Parents et enfants face au poker
L’une des institutions journalistiques les plus considérées en Amérique, le magazine Time, a récemment publié un article s’intéressant aux jeunes joueurs de poker aux Etats-Unis. Outre Atlantique, les World Series of Poker 2006 ont été regardé par plus d’un million de téléspectateurs sur la chaîne américaine ESPN. Et le jeu devient une activité omniprésente pour la jeunesse, surtout chez les garçons.
Au point que certains parents organisent pour leurs enfants des parties de poker. Les lycées s’y mettent également lorsque le poker n’est pas interdit dans l’Etat. Pour empêcher les élèves de participer à des fêtes où l’alcool coule à flot, ils emmènent leurs élèves munis d’argent fictif pour des sorties nocturnes dans les casinos.
Pourquoi encourager les jeunes gens à s’intéresser aux jeux d’argent ? C’est la question que se pose le magazine Time.
Dans un article daté du 2 octobre 2006 intitulé «Parents For Poker», le journaliste Nathan Thornburg montre le succès grandissant du poker auprès des jeunes américains et raconte l’histoire d’un couple de la banlieue de Los Angeles qui ont cette particularité d’encourager leur fils Ryan, 16 ans, à jouer au poker pour de l’argent réel avec ses amis.
Leur logique : au delà du simple fait de jouer au poker, le jeu lui enseigne diverses choses de la vie, comme la gestion des risques et l’anticipation des coups des adversaires à la table.
Alors qu’il joue, leur fils apprend également selon le magazine diverses notions importantes telles que les mathématiques, la logique et développe ses talents d’observation. Par ailleurs, les parents sont rassurés de savoir où se trouve leur fils et que ses dépenses au poker (des parties à cinq dollars) restent relativement faibles par rapport aux autres activités auxquelles il pourrait s’atteler.

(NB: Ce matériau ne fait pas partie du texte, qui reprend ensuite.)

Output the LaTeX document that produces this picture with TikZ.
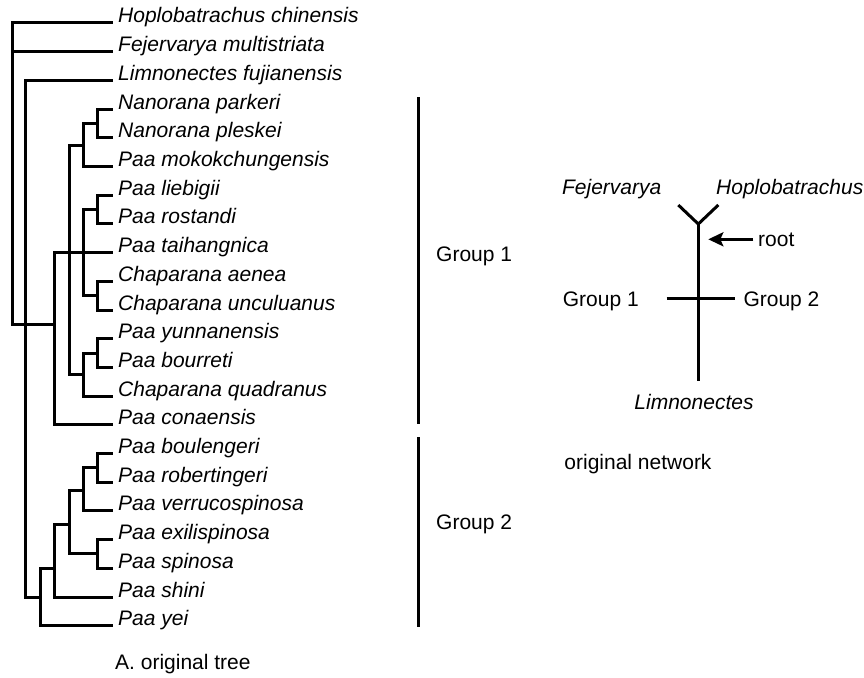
\documentclass[tikz,border=0pt]{standalone}
\usepackage{fontspec}
\setmainfont{Liberation Sans}
\usetikzlibrary{arrows.meta}
\begin{document}
\begin{tikzpicture}[x=1pt,y=-1pt,
  every node/.style={inner sep=0pt, font=\fontsize{21}{25}\selectfont},
  leaf/.style={anchor=base west, font=\fontsize{21}{25}\selectfont\itshape},
  ileaf/.style={anchor=base, font=\fontsize{21}{25}\selectfont\itshape},
  lab/.style={anchor=base west},
  clab/.style={anchor=base},
  branch/.style={line width=3pt, line cap=rect},
  bar/.style={line width=3pt},
  net/.style={line width=3pt}]
\useasboundingbox (0,0) rectangle (864,677);

% leaves
\foreach \i/\nm in {0/Hoplobatrachus chinensis, 1/Fejervarya multistriata, 2/Limnonectes fujianensis,
  3/Nanorana parkeri, 4/Nanorana pleskei, 5/Paa mokokchungensis, 6/Paa liebigii, 7/Paa rostandi,
  8/Paa taihangnica, 9/Chaparana aenea, 10/Chaparana unculuanus, 11/Paa yunnanensis, 12/Paa bourreti,
  13/Chaparana quadranus, 14/Paa conaensis, 15/Paa boulengeri, 16/Paa robertingeri,
  17/Paa verrucospinosa, 18/Paa exilispinosa, 19/Paa spinosa, 20/Paa shini, 21/Paa yei} {
  \coordinate (t\i) at (111.5,23+28.7*\i);
  \node[leaf] (l\i) at (118,23+28.7*\i) {\nm};
}

% internal nodes
\coordinate (root) at (12,324);
\coordinate (X) at (25,324);
\coordinate (G1) at (54,324);
\coordinate (A) at (69,252.6);
\coordinate (B) at (83,145);
\coordinate (K) at (97,123.45);
\coordinate (D) at (83,252.6);
\coordinate (M) at (97,209.55);
\coordinate (N) at (97,295.65);
\coordinate (C) at (83,374.6);
\coordinate (L) at (97,353.05);
\coordinate (G2) at (40,597);
\coordinate (E) at (54,568.5);
\coordinate (F) at (69,524);
\coordinate (H) at (83,490);
\coordinate (J) at (97,467.85);
\coordinate (I) at (97,553.95);

\draw[branch] (root) |- (t0);
\draw[branch] (root) |- (t1);
\draw[branch] (root) |- (X);
\draw[branch] (X) |- (t2);
\draw[branch] (X) |- (G1);
\draw[branch] (X) |- (G2);
\draw[branch] (G1) |- (A);
\draw[branch] (G1) |- (t14);
\draw[branch] (A) |- (B);
\draw[branch] (A) |- (D);
\draw[branch] (A) |- (C);
\draw[branch] (B) |- (K);
\draw[branch] (B) |- (t5);
\draw[branch] (K) |- (t3);
\draw[branch] (K) |- (t4);
\draw[branch] (D) |- (M);
\draw[branch] (D) |- (t8);
\draw[branch] (D) |- (N);
\draw[branch] (M) |- (t6);
\draw[branch] (M) |- (t7);
\draw[branch] (N) |- (t9);
\draw[branch] (N) |- (t10);
\draw[branch] (C) |- (L);
\draw[branch] (C) |- (t13);
\draw[branch] (L) |- (t11);
\draw[branch] (L) |- (t12);
\draw[branch] (G2) |- (E);
\draw[branch] (G2) |- (t21);
\draw[branch] (E) |- (F);
\draw[branch] (E) |- (t20);
\draw[branch] (F) |- (H);
\draw[branch] (F) |- (I);
\draw[branch] (H) |- (J);
\draw[branch] (H) |- (t17);
\draw[branch] (J) |- (t15);
\draw[branch] (J) |- (t16);
\draw[branch] (I) |- (t18);
\draw[branch] (I) |- (t19);

% group bars
\coordinate (g1top) at (418,97);
\coordinate (g1bot) at (418,424);
\coordinate (g2top) at (418,437);
\coordinate (g2bot) at (418,627);
\draw[bar] (g1top) -- (g1bot);
\draw[bar] (g2top) -- (g2bot);
\node[lab] (grp1) at (436,261) {Group 1};
\node[lab] (grp2) at (436,529) {Group 2};
\node[lab] (cap) at (115,669) {A. original tree};

% network
\coordinate (yj) at (698.3,224);
\coordinate (ya) at (678.3,205);
\coordinate (yb) at (718.3,205);
\coordinate (ybot) at (698.3,381);
\draw[net] (ya) -- (yj) -- (yb);
\draw[net] (yj) -- (ybot);
\coordinate (cl) at (666.7,298.3);
\coordinate (cr) at (735,298.3);
\draw[net] (cl) -- (cr);
\node[lab] (rootlab) at (758,246) {root};
\coordinate (arrs) at (753.3,239.3);
\coordinate (arre) at (708.3,239.3);
\draw[net, -{Stealth[length=15pt,width=14pt,inset=3pt]}] (arrs) -- (arre);
\node[ileaf] (fej) at (611.7,194) {Fejervarya};
\node[leaf] (hop) at (716,194) {Hoplobatrachus};
\node[lab] (ng1) at (562.7,306) {Group 1};
\node[lab] (ng2) at (743.3,306) {Group 2};
\node[ileaf] (lim) at (694,409.5) {Limnonectes};
\node[clab] (onet) at (638,469) {original network};
\end{tikzpicture}
\end{document}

L’approche de ces parents est conforté par un livre écrit en 1944, « Theory of Games and Economic Behavior » (« Théorie du jeu et du comportement économique »), de John von Neumann et Oskar Morgenstern. L’article cite également un article tiré de la revue juridique « Law Review » rapprochant le poker d’autres jeux dans l’histoire comme les joutes donnant aux jeunes hommes le goût de « combattre ».
L’islam, une religion qui interdit les jeux d’argent, avait fait selon l’auteur une exception pour les paris sur les courses de chevaux car ils incitaient les jeunes à devenir de bons cavaliers et de bons combattants. Ce dernier article a été écrit par Thomas M. Cooley, un avocat défenseur des casinos en ligne et live.
L’article présente également les deux faces du problème touchant au poker. Le côté négatif du poker est également mis en exergue par le Time. Thornburg rappelle la récente condamnation d’un étudiant de l’université de Lehigh, située au nord de Philadelphie, après qu’il ait dévalisé une banque pour pouvoir payer ses dettes contractée aux jeux online. L’article cite également les études de quelques organismes importantes. Selon l’article, la récente convention du « National Council of Problem Gaming » (« Conseil national sur les problèmes liés aux jeux d’argent ») s’est longuement focalisée sur la problématique des jeunes personnes face aux jeux d’argent. Jeffrey Deverensky, co-directeur de la « Youth Gambling Research Clinic » à l’université canadienne McGill (Québec, Montréal) est intervenu lors de cette convention. Il a présenté les nombreux problèmes découlant du poker et comment la publicité sur les jeux, omniprésente sur certaines chaînes américaines cablées visant la jeunesse, cherche à attirer ces jeunes gens.
Deverensky ne va cependant pas jusqu’à vouloir bannir le poker. Il propose plutôt des méthodes d’éducation plus solides pour les adolescents. Ces méthodes leur apprendront les probabilités du jeu à long terme plutôt qu’une interdiction totale de l’activité ou bien une abstinence. L’article présente également le programme d’aide face aux problèmes nés du jeu que l’Etat du New Jersey a développé notamment pour les étudiants (d’autres Etats en Amérique ont fait de même). Il reste que les problèmes liés à la grossesse des très jeunes femmes, à la consommation de drogues et d’alcool constituent une priorité bien plus importante pour les Etats.
Thornburg et le Time Magazine doivent être remercié d’avoir traité un sujet aussi délicat. Tandis que l’article laisse le lecteur se faire une opinion sur le dilemme des jeunes jouant au poker, les parents y trouveront peut être des informations utiles face à leurs angoisses.